O relatório final, elaborado pela senadora Eliziane Gama (PSD-MA), indiciou 61 pessoas.
Entre elas, estão:
- o ex-presidente Jair Bolsonaro,
- o tenente-coronel e ex-ajudante de ordens da Presidência Mauro Cid
- e o ex-secretário da Segurança Pública do DF Anderson Torres, titular da pasta à época dos ataques.
Na visão de Graziella Testa, o ponto mais importante da comissão foi ter criado um relato histórico de como tudo se desenvolveu naquele dia.
“Nesses momentos muito definidores – e o 8 de janeiro sempre vai ser um momento definidor da democracia brasileira – é importante ter um registro muito claro do que aconteceu. O que a CPMI rendeu foi a produção de conteúdo para mídias sociais, de curta duração, aqueles que têm grande repercussão, mas sem grandes fundamentos”, diz a doutora em ciência política.

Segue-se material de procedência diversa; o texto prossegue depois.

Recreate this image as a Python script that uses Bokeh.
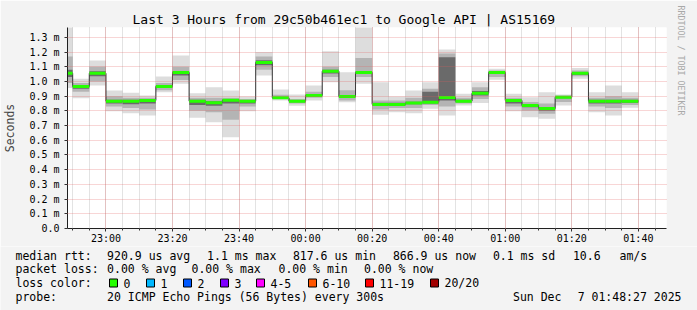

Rafael Cortez corrobora o argumento, acrescentando que a CPMI “teve um impacto não tão grande na opinião pública, porque ocorria num cenário muito polarizado, de muita desconfiança entre os lados políticos”.
“Temos sinais de que existe uma clivagem, um conflito cristalizado entre esquerda e direita, entre lulistas e bolsonaristas. Então, acho que, a despeito dos trabalhos da CPMI, a gente tem esse conflito bastante cristalizado”, finaliza o cientista político.

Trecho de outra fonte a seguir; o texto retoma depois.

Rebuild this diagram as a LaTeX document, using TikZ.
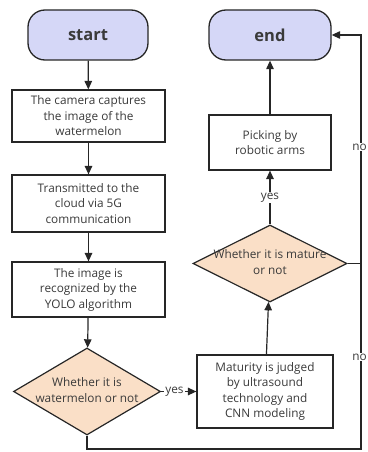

Inicialmente pedida – e protocolada – pela oposição ao governo, a CPMI acabou não rendendo o resultado esperado pelo grupo que apoia Jair Bolsonaro, na visão de Marco Antônio Teixeira.
A CPMI promoveu isolamento maior nas hostes bolsonaristas. E o curioso é que ela foi demandada pelo próprio grupo ligado ao ex-presidente como estratégia de desqualificar a ação do governo, sobretudo relativa ao 8 de janeiro. Mas, de todo modo, acabou se transformando em um ‘tiro no pé’
Marco Antônio Teixeira
“Então, a marca de golpista parece que acabou de alguma maneira carimbando o grupo bolsonarista, ao invés de livrá-los dessa marca, que era a intenção deles, querendo inclusive dividir a culpa com o governo”, concluiu o especialista.
8 de janeiro e as eleições municipais
Em outubro, eleitores de todo o país vão às urnas escolher prefeitos e vereadores para os próximos quatro anos. Questionados sobre a possibilidade de o 8 de janeiro ser explorado durante a campanha eleitoral, os especialistas disseram que isto não deve ocorrer.
Para os entrevistados, a distância dos atos em relação ao pleito eleitoral (quase dois anos) indicam que o tema deve ser deixado de lado pelas campanhas.
“Eu acho improvável que isso aconteça, de ambos os lados, porque tem uma coisa das eleições. Talvez o 8 de janeiro tenha essa cara de passado e não seja interessante para os dois lados retomar isso”, avalia Graziella Testa.